In ’84-‘85, he played in all 82 games, averaging 12.8 points and 10.0 assists. On March 6, nearly five years to the day after the Spurs had signed him for the long haul, he recorded 10 steals against the Indiana Pacers, a single-game milestone that only 17 other players have reached. Two months prior, he had missed a quadruple-double by one steal, tallying 26 points, 13 assists, 11 rebounds, and 9 steals in a 139-94 victory over the Golden State Warriors.
Despite the steady improvement in Moore’s game, the Spurs’ winning ways had dissipated with a shocking suddeness. After finishing at the top of their division five times between 1978 and 1983, injuries to Moore and Gilmore in ’84 and general organizational upheaval conspired to drag San Antonio into the dour netherworld of .500 ball and back-to-back fifth-place finishes.

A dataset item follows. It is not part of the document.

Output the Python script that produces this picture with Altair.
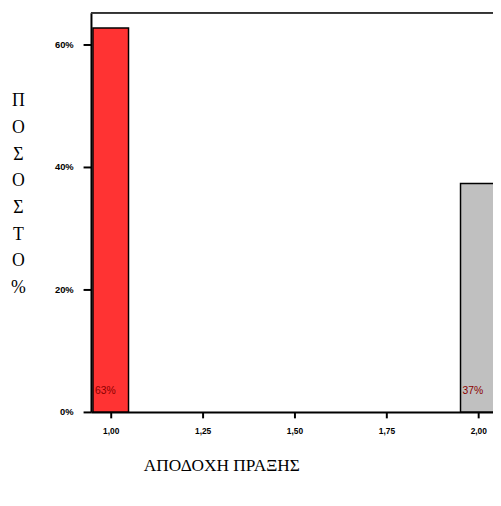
import altair as alt
import pandas as pd

# data
categories = [1.0, 2.0]
percents = [62.7, 37.3]
bar_labels = ["63%", "37%"]
bar_colors = ["#ff3333", "#c0c0c0"]
y_ticks = [0, 20, 40, 60]
x_ticks = [1.0, 1.25, 1.5, 1.75, 2.0]
y_title = ["Π", "Ο", "Σ", "Ο", "Σ", "Τ", "Ο", "%"]
x_title = "ΑΠΟΔΟΧΗ ΠΡΑΞΗΣ"

df = pd.DataFrame({"cat": categories, "pct": percents, "lab": bar_labels, "col": bar_colors})

W, H = 407, 404

xscale = alt.Scale(domain=[0.9462, 2.04], nice=False, zero=False, padding=0)
yscale = alt.Scale(domain=[0, 65.16], nice=False, zero=True, padding=0)

x_axis = alt.Axis(
    values=x_ticks,
    labelExpr="replace(format(datum.value, '.2f'), '.', ',')",
    title=x_title,
    titleFont="Liberation Serif", titleFontSize=17.5, titleFontWeight="normal",
    titleColor="black", titleX=132, titleY=54, titleAlign="center",
    titleBaseline="middle", titleAnchor="start",
    labelFont="Liberation Sans", labelFontSize=8.5, labelFontWeight="bold",
    labelColor="black", labelPadding=9,
    tickSize=6, tickColor="black", tickWidth=2,
    domainColor="black", domainWidth=2, grid=False,
)
y_axis = alt.Axis(
    values=y_ticks,
    labelExpr="datum.value + '%'",
    title=y_title,
    titleAngle=0, titleFont="Liberation Serif", titleFontSize=18,
    titleFontWeight="normal", titleColor="black", titleLineHeight=27,
    titleX=-74, titleY=80, titleAlign="center", titleBaseline="top", titleAnchor="start",
    labelFont="Liberation Sans", labelFontSize=9.5, labelFontWeight="bold",
    labelColor="black", labelPadding=10,
    tickSize=8, tickColor="black", tickWidth=2,
    domainColor="black", domainWidth=2, grid=False,
)

bars = alt.Chart(df).mark_bar(size=36, stroke="black", strokeWidth=1.5, clip=True).encode(
    x=alt.X("cat:Q", scale=xscale, axis=x_axis),
    y=alt.Y("pct:Q", scale=yscale, axis=y_axis),
    fill=alt.Fill("col:N", scale=None, legend=None),
)

texts = alt.Chart(df).mark_text(
    align="left", baseline="middle", dx=-16, dy=-21,
    font="Liberation Sans", fontSize=10.5, color="#8b0000", clip=True,
).encode(
    x=alt.X("cat:Q", scale=xscale),
    y=alt.datum(0),
    text="lab:N",
)

frame = alt.Chart(df).mark_rule(color="#333333", strokeWidth=2).encode(
    x=alt.value(0), x2=alt.value(W), y=alt.value(0)
)

chart = alt.layer(bars, texts, frame).properties(
    width=W, height=H, autosize="none",
    padding={"left": 84, "top": 2, "right": 0, "bottom": 68},
).configure_view(stroke=None).configure(background="white")

chart.save("out.html", embed_options={"renderer": "svg", "actions": False})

As the 1986 season got under way, however, the team appeared to have gotten itself back on the playoff track. Moore had teamed with second-year guard Alvin Robertson to form an exciting two-way backcourt that had averaged 29.6 points and 6.0 steals per game, driving the Spurs to a 17-12 record through the first two months.
Unfortunately, the good times weren’t meant to last. The San Antonio Express hit a brick wall on December 26, when Moore was hospitalized with Desert Fever, a debilitating fungal infection that necessitated brain surgery and expedited the end of his career. Moore had been in the midst of his finest season yet, having put up a PER of 18.3 off the back of 13.0 points and 9.0 assists per game. His loss put the kibosh on the Spurs’ playoff hopes. They went 18-35 the rest of the way, finishing dead last in the Midwest Division.

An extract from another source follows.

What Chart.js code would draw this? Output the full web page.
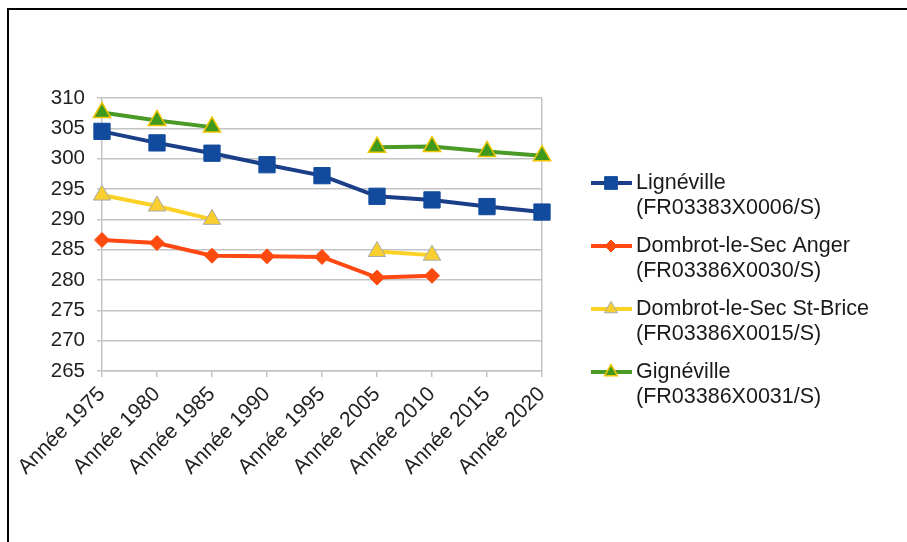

Moore worked hard to propel himself back onto the court, and managed to return to the Spurs for 55 games in ’86-’87, starting in 27 of them. Though he would show flashes of his old self for stretches, he struggled to sustain even an approximation of his former quality of play. After averaging 11.5 points, 6.5 assists, and 2.2 steals through his first 12 games, he fell off to 4.1, 3.2, and 1.5 over the next 14, losing the starter’s job along the way. He finished the season with his lowest field goal percentage (.442) and per-game averages (8.6 PPG, 4.5 APG, 1.8 RPG, 1.5 SPG) since his rookie year.
The following season, he was released for the second time in his career, having totalled a mere 8 points and 11 assists in the five games he had appeared in. Two weeks later, he signed with the New Jersey Nets, who played him in a single game before placing him on waivers.
After missing the entire ’88-’89 season, Moore returned to San Antonio for one last hurrah in what would be the Spurs’ first winning run since 1983. With rookie David Robinson manning the middle and newcomers Terry Cummings and Rod Strickland in the fold, the team executed one of the most remarkable single-season turnarounds in NBA history, finishing at the top of their division with a record of 56-26 one year after finishing second-to-last at 21-61.
It was the start of a new chapter for the Spurs and the end of one for Moore. A shell of himself at age 31, he played sparingly, averaging 9.7 minutes in 53 games. In August of 1990, he was released for the last time, ending his career with what was then the second-most assists, third-most steals, and sixth-most games played in his franchise’s history.
In 1996, the Spurs celebrated his all-too-short career by hauling his 00 into the rafters to hang alongside the numbers worn by George Gervin, James Silas, and, eventually, Avery Johnson, Sean Elliott, and David Robinson.